With intermittent flashbacks, we learn the details of Marianne and Harry’s past, while Paul’s year-ago suicide attempt becomes the subject no one wants to speak about in the open. Of course, Harry will talk about pretty much anything in the open, including his unsubtle intention to reclaim Marianne for his own. Meanwhile, there’s a hinted sexual chemistry between Harry and his daughter that does not go unspoken. Harry is a sexual being through and through, and having just met his daughter and not having watched her grow up, he cannot help but find her attractive. Paul, too, seems bothered by Penelope’s very presence. And while she may seem like a character merely present to unhinge the other three, Penelope becomes a fascinating, mysterious figure by the last scenes. Even more than Penelope, Harry unhinges the others; he’s not unlike the snakes that slither onto Marianne and Paul’s property, which they feel so impelled to toss into the bushes. A Bigger Splash may lose some viewers when the narrative takes a surprising turn in the final act, but each character grows another layer as a result, retaining a place for the film in the viewer’s mind long afterward.

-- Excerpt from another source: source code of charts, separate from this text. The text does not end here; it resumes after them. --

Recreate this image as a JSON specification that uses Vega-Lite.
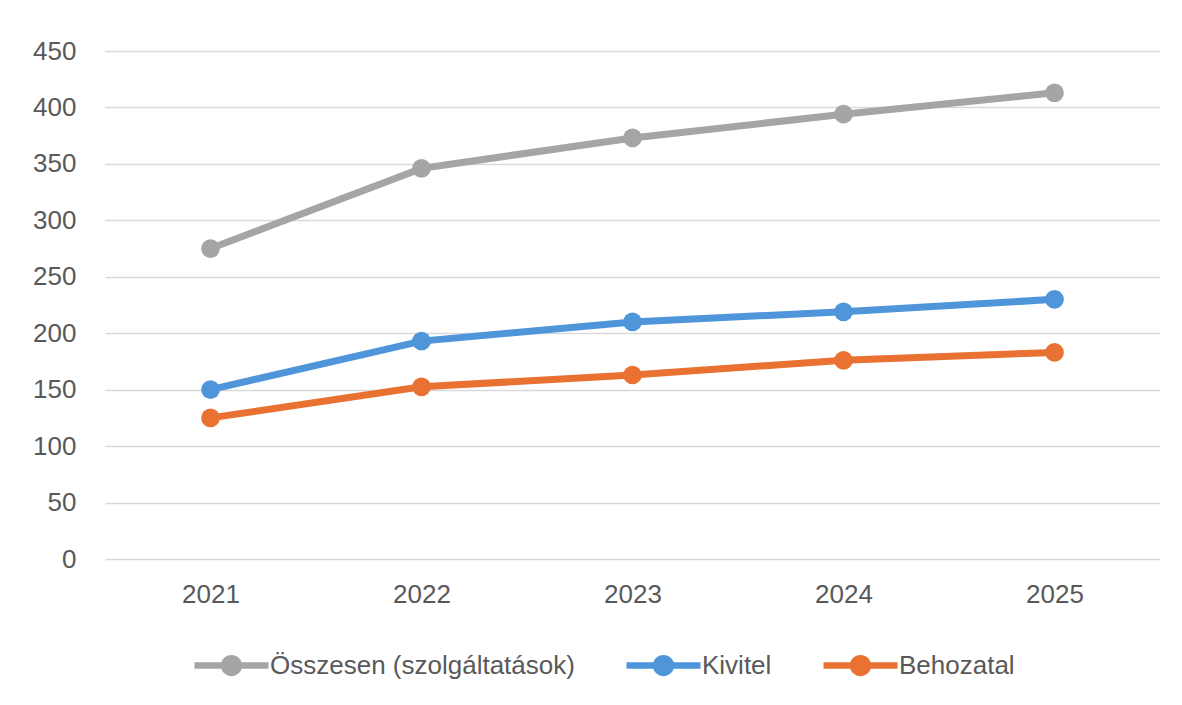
{
  "$schema": "https://vega.github.io/schema/vega-lite/v6.json",
  "width": 1055,
  "height": 508,
  "autosize": {"type": "none"},
  "padding": {"left": 105, "top": 51, "right": 22, "bottom": 146},
  "background": "white",
  "config": {
    "view": {"stroke": null},
    "font": "Liberation Sans",
    "axis": {"labelFont": "Liberation Sans", "labelColor": "#595959", "labelFontSize": 26, "domain": false, "ticks": false}
  },
  "data": {
    "values": [
      {"year": "2021", "series": "Összesen (szolgáltatások)", "value": 275},
      {"year": "2022", "series": "Összesen (szolgáltatások)", "value": 346},
      {"year": "2023", "series": "Összesen (szolgáltatások)", "value": 373},
      {"year": "2024", "series": "Összesen (szolgáltatások)", "value": 394},
      {"year": "2025", "series": "Összesen (szolgáltatások)", "value": 413},
      {"year": "2021", "series": "Kivitel", "value": 150},
      {"year": "2022", "series": "Kivitel", "value": 193},
      {"year": "2023", "series": "Kivitel", "value": 210},
      {"year": "2024", "series": "Kivitel", "value": 219},
      {"year": "2025", "series": "Kivitel", "value": 230},
      {"year": "2021", "series": "Behozatal", "value": 125},
      {"year": "2022", "series": "Behozatal", "value": 152.5},
      {"year": "2023", "series": "Behozatal", "value": 163},
      {"year": "2024", "series": "Behozatal", "value": 176},
      {"year": "2025", "series": "Behozatal", "value": 183}
    ]
  },
  "encoding": {
    "x": {
      "field": "year", "type": "ordinal", "title": null,
      "scale": {"paddingInner": 0, "paddingOuter": 0},
      "axis": {"labelAngle": 0, "labelPadding": 22, "grid": false}
    },
    "y": {
      "field": "value", "type": "quantitative", "title": null,
      "scale": {"domain": [0, 450], "nice": false},
      "axis": {"values": [0, 50, 100, 150, 200, 250, 300, 350, 400, 450], "labelPadding": 29, "gridColor": "#D9D9D9", "gridWidth": 1.5}
    },
    "color": {
      "field": "series", "type": "nominal", "title": null,
      "scale": {"domain": ["Összesen (szolgáltatások)", "Kivitel", "Behozatal"], "range": ["#A5A5A5", "#4E95D9", "#E97132"]},
      "legend": {
        "orient": "none", "direction": "horizontal", "legendX": 86, "legendY": 574,
        "symbolType": "M-1,0L1,0M-0.2,0A0.2,0.2 0 1,1 0.2,0A0.2,0.2 0 1,1 -0.2,0Z",
        "symbolSize": 5476, "symbolStrokeWidth": 6.5,
        "labelFont": "Liberation Sans", "labelFontSize": 26, "labelColor": "#595959", "labelOffset": -2, "labelLimit": 0,
        "columnPadding": 38,
        "encode": {"symbols": {"update": {"fill": {"scale": "color", "field": "value"}, "fillOpacity": {"value": 1}}}}
      }
    }
  },
  "mark": {"type": "line", "strokeWidth": 7, "point": {"filled": true, "size": 350, "opacity": 1}}
}
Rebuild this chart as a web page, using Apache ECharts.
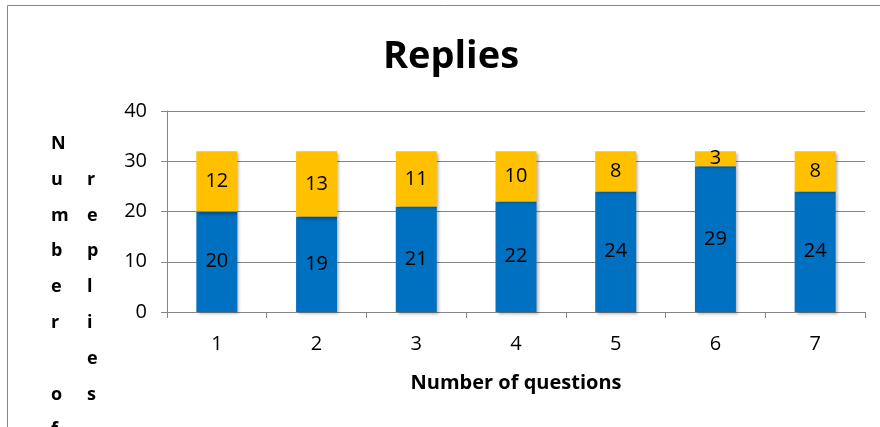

In I Am Love, Guadagnino used Swinton to demonstrate the joy of living life to its impassioned and sensual fullest. There’s a curious contrast to that sentiment in A Bigger Splash, suggesting an older, wiser sensibility, almost like a caveat to their previous collaboration. It’s as though Guadagnino acknowledges that the nonstop sensuousness of youth—or finally discovered sensuousness in middle age, as with Swinton’s character in I Am Love—has its limits. Harry never found those limits. He’s willing to live life to a self-destructive, turn-up-to-eleven level until it kills him. With her voice depleted and calm, reclusive lifestyle in full swing, Marianne learns some valuable lessons from her age in A Bigger Splash. To be sure, Guadagnino has arguably made a more sophisticated film than I Am Love, unless your definition of “sophistication” aligns with Sherwood Anderson.

Of course, the problems and interconnected dynamics of our four main characters are relatively self-contained in their own, rather privileged world. Guadagnino doesn’t ignore this, nor does he ignore the world at large. In the film’s backdrop, we hear news broadcasts about an influx of Tunisian immigrants in Sicily, as well as how seven of these immigrants drowned by accident. When an investigator is brought into the problems our main characters, he at last waves off their case, suggesting the interpersonal relationships of these people are significant only to the individuals themselves. It’s a thought-provoking, lingering notion in A Bigger Splash that, to some extent, contradicts the film’s earlier sensory splendor and trivializes the entire drama. And yet, in life, when the sensual pleasures are over, we’re left with their consequences. Similarly, Guadagnino leaves us with much to consider, and even more to appreciate in the artful quality of his filmmaking. And if there’s any certainty to the events in the story or Guadagnino’s styles, it’s that we won’t leave A Bigger Splash without feeling a great deal.